Courtesy of Pat Dooley
As I left Boston, it was time to climb Roller Coaster Hill...the hill I flew down a few hours earlier. Again, I ran into friends I hadn't yet seen and had some great conversation. The photo here is of Kate and I after making the second climb into that section. There is another photo where we were walking but the photographer (Pat Dooley) said he'd get another of us as we "ran" away...just to prove were still running! (Thanks, Pat!!) Kate is new co-Race Director of the Bobcat Trail Marathon and the editor of the Western Reserve Trail Running Newsletter. It was great to catch up with you, Kate!

Back down to Blue Hen Falls and then up, up, and up some more. The remaining parts of the BT50K are 1) 3 miles to the Columbia Rd crossing, then 2) about 2 1/2 miles to Snowville Rd and the last aid station and finally, 3) 6 miles to the finish. That's how I broke it up in my mind to make it tangible and achievable in my head. Things were certainly getting tough at this point and I was simply beat. No pain, no blisters, no cramping like many others...just exhausted. As I passed through these miles, I said out loud many times things like: "You're not hurt, you're just tired so get over it!" or "It's flat...WHY are you not running!?!?" or "Lift your knees...lift your feet" ... that one was very important because as tiredness sets in, it's easy to forget to pick up your feet enough to clear the roots. Many times, I caught a root and one of my calves nearly had a charlie horse but I stopped it each time and didn't fall. I have heard that many fell yesterday but not me. Saying things like this out loud help keep me safe and moving forward and they all worked.

Once at Snowville at the 25.2 mile point and last aid station, my family was there. :-))) I had missed them at Boston so thankful to see my wife and girls. I re-fueled then walked down the trail with them out of the aid station, had a few words that I've been wanting to say to them, gave out a round of kisses then was off. It was here I finally admitted my unstated goal for the day: run it faster than my first 50K five years ago...that being 6hrs, 37min. I was dead on 5 hours at the 25.2 mile point so I could do it...but I had to be intentional: hit the climbs with a purpose, take advantage of the downhills and gravity and "keep shufflin' on the flats". This was the first race I'd ever run without any timing device of any sort so I never knew where I was for time or pace. All I could was give all I had and that would have to be enough. In the end...it was. I crossed the finish line 10min ahead of my goal in 6hrs, 27min, 30sec. Not a personal record (missed that by about 12 or 14min) but 100% happy with the run.

Post-run, a local Bravo! restaurant provided the several pasta options and all finishers got the coveted oval window sticker and one-of-a-kind finisher's medal: a heavy metal medal that looks as if you carved a blue blaze right off of a tree. The blue blazes mark the Buckeye Trail all throughout the State of Ohio. Of course, I took my dose of Recoverite, too. Lesson learned at the Run Between the Suns and not to be repeated.
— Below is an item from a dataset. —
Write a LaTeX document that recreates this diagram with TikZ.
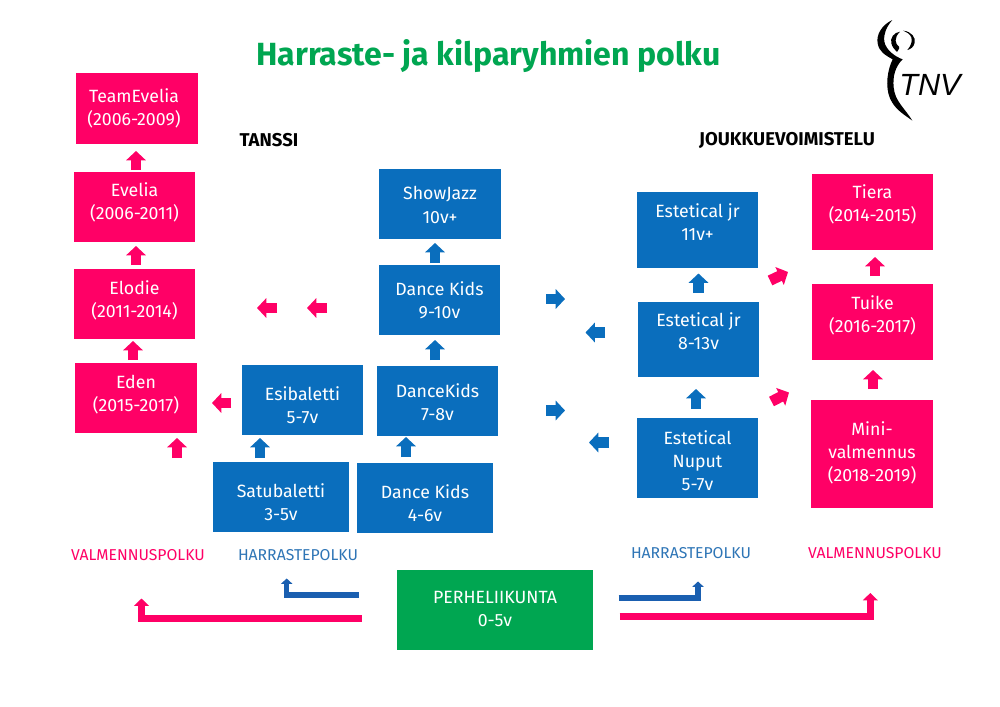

So today: I feel great! So much so that I woke my wife up 3 times to run. The third time, I was on my way out the door and gave her one last chance and she took me up on the offer. A nice-n-easy 5 miler and all systems go! I continue to be amazed at two things: the absolute success of post-run recovery when I take Hammer's Recoverite and also, how good I feel after an ultra marathon on trails vs. a road marathon. The road is so hard on the body as compared to the trails and today proves it. Post-run this morning, I made up one more batch of Recoverite to put the "cherry on top" of this weekend. Excellent race (my 43rd race in my life of a marathon or longer...26 marathons and 17 ultras), excellent recovery, and I got to spend it with friends I hadn't seen in quite some time and with my family. Absolutely thankful.

Here are a few miscellaneous photos from the race. Have a GREAT week!

Like my "Trail Runner's 'Tan'"??? After Run Between the Suns, those two middle two were turning black and blue. This morning, they are very dark. Soon, they'll turn white and be ready to be TORN off! I always know I'm getting in some great long runs when this starts happening. :-)

My Pure Grits, my awesome finisher's medal, and bib number.
Happy Trails, everyone, and RUN HAPPY!